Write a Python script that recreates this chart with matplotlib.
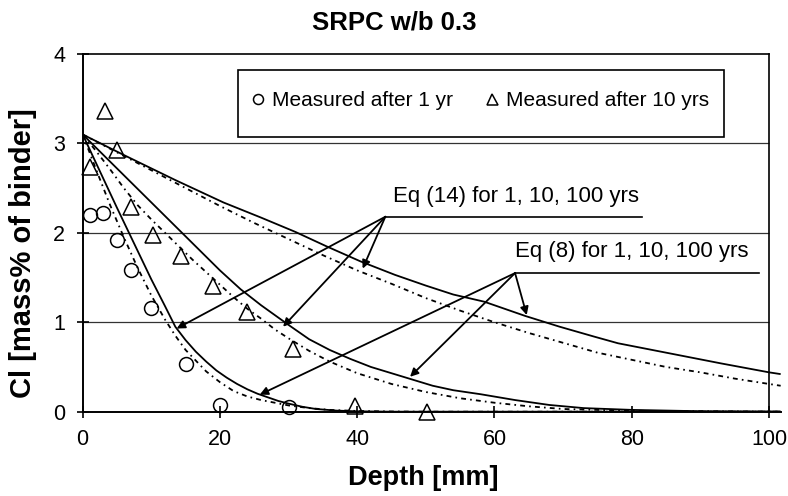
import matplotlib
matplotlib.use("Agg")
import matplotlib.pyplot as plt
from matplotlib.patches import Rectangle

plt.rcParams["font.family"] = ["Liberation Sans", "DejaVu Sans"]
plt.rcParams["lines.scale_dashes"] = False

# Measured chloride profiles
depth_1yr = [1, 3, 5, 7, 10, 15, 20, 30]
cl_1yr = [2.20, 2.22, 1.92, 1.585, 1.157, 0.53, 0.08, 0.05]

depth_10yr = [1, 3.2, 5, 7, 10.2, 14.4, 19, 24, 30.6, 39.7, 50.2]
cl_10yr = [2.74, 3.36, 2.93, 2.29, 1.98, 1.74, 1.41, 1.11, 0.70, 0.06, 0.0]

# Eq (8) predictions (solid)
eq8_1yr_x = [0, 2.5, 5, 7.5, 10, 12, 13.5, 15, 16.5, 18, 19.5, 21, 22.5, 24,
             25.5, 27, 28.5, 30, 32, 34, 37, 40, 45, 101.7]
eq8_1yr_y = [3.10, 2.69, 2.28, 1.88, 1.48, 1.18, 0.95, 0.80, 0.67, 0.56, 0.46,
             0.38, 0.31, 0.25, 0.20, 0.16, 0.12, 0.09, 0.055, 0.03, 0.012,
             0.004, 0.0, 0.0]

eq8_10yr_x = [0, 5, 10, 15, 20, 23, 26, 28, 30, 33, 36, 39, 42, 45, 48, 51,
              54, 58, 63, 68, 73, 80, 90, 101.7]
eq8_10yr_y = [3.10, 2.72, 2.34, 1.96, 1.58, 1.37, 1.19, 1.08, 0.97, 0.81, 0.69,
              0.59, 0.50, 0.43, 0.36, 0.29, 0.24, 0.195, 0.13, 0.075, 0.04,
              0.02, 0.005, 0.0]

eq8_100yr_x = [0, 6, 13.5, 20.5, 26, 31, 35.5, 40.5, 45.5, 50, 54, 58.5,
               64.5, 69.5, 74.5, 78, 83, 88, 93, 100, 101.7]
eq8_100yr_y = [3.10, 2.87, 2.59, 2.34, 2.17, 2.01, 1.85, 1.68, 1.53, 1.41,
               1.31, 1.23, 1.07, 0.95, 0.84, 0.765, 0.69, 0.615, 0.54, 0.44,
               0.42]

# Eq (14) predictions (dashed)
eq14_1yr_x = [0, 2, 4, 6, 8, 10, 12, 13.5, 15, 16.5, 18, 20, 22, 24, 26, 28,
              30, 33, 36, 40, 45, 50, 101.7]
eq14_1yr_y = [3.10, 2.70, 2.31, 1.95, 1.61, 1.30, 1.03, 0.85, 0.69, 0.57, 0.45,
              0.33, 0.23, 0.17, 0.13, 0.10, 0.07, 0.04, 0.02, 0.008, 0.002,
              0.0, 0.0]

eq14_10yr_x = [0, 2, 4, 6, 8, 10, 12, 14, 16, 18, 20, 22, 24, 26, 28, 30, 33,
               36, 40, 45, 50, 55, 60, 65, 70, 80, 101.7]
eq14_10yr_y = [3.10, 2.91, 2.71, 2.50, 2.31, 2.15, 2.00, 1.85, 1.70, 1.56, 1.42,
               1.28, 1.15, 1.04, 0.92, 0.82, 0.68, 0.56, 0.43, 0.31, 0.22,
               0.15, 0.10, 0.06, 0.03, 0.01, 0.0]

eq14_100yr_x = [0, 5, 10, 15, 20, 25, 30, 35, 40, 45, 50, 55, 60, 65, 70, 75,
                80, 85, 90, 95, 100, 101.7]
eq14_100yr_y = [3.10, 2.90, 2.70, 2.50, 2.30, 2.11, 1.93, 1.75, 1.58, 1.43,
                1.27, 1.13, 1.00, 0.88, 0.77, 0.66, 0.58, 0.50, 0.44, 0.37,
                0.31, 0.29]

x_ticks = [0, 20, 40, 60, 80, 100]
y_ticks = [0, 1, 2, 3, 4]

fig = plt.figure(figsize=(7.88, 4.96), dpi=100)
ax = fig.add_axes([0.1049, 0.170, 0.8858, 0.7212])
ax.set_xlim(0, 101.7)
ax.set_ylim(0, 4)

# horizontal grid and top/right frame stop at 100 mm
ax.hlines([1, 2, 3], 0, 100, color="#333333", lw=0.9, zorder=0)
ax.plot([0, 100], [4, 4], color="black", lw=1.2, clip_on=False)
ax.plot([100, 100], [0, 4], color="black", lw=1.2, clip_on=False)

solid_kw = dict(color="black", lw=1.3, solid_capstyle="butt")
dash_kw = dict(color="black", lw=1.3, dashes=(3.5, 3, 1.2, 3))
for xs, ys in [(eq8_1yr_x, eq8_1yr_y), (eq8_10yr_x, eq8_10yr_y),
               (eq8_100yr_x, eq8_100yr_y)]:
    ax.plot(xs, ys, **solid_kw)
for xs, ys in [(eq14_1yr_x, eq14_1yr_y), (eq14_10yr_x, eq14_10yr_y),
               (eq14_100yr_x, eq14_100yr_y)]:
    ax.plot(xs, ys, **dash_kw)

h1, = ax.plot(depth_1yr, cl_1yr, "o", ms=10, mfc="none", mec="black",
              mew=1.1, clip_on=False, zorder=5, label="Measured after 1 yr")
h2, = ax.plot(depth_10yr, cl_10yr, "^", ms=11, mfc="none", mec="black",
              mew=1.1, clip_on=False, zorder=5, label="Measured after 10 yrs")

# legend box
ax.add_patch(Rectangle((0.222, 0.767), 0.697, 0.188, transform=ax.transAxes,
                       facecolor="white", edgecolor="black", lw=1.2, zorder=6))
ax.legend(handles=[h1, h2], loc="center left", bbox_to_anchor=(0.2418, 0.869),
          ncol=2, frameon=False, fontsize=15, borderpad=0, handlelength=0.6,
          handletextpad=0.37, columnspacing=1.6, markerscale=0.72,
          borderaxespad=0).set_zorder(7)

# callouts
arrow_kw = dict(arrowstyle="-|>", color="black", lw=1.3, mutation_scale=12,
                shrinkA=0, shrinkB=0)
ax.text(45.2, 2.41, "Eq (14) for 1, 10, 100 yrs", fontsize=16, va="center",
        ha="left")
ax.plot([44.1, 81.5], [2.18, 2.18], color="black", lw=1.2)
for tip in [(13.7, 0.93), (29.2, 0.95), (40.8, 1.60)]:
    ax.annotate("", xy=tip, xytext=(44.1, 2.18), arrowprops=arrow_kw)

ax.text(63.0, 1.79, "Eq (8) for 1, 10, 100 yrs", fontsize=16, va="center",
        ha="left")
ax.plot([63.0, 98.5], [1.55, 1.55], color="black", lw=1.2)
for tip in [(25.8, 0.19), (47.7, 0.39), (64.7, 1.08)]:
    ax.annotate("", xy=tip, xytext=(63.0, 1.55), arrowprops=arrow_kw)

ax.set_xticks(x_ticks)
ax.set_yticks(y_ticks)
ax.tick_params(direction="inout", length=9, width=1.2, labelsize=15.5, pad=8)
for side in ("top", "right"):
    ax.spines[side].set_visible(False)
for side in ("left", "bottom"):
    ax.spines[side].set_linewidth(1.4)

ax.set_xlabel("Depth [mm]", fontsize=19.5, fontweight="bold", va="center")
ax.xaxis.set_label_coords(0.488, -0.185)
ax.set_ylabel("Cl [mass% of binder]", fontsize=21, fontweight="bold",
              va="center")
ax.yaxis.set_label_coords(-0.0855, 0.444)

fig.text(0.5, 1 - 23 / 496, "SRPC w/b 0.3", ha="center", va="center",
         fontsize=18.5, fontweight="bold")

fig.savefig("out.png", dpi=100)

What you will do
Return only the lines running from the top of the data to the line that holds "0.02, 0.005, 0.0]". Include both of those lines, but skip the pictures.

Task output
Write a Python script that recreates this chart with matplotlib.
import matplotlib
matplotlib.use("Agg")
import matplotlib.pyplot as plt
from matplotlib.patches import Rectangle

plt.rcParams["font.family"] = ["Liberation Sans", "DejaVu Sans"]
plt.rcParams["lines.scale_dashes"] = False

# Measured chloride profiles
depth_1yr = [1, 3, 5, 7, 10, 15, 20, 30]
cl_1yr = [2.20, 2.22, 1.92, 1.585, 1.157, 0.53, 0.08, 0.05]

depth_10yr = [1, 3.2, 5, 7, 10.2, 14.4, 19, 24, 30.6, 39.7, 50.2]
cl_10yr = [2.74, 3.36, 2.93, 2.29, 1.98, 1.74, 1.41, 1.11, 0.70, 0.06, 0.0]

# Eq (8) predictions (solid)
eq8_1yr_x = [0, 2.5, 5, 7.5, 10, 12, 13.5, 15, 16.5, 18, 19.5, 21, 22.5, 24,
             25.5, 27, 28.5, 30, 32, 34, 37, 40, 45, 101.7]
eq8_1yr_y = [3.10, 2.69, 2.28, 1.88, 1.48, 1.18, 0.95, 0.80, 0.67, 0.56, 0.46,
             0.38, 0.31, 0.25, 0.20, 0.16, 0.12, 0.09, 0.055, 0.03, 0.012,
             0.004, 0.0, 0.0]

eq8_10yr_x = [0, 5, 10, 15, 20, 23, 26, 28, 30, 33, 36, 39, 42, 45, 48, 51,
              54, 58, 63, 68, 73, 80, 90, 101.7]
eq8_10yr_y = [3.10, 2.72, 2.34, 1.96, 1.58, 1.37, 1.19, 1.08, 0.97, 0.81, 0.69,
              0.59, 0.50, 0.43, 0.36, 0.29, 0.24, 0.195, 0.13, 0.075, 0.04,
              0.02, 0.005, 0.0]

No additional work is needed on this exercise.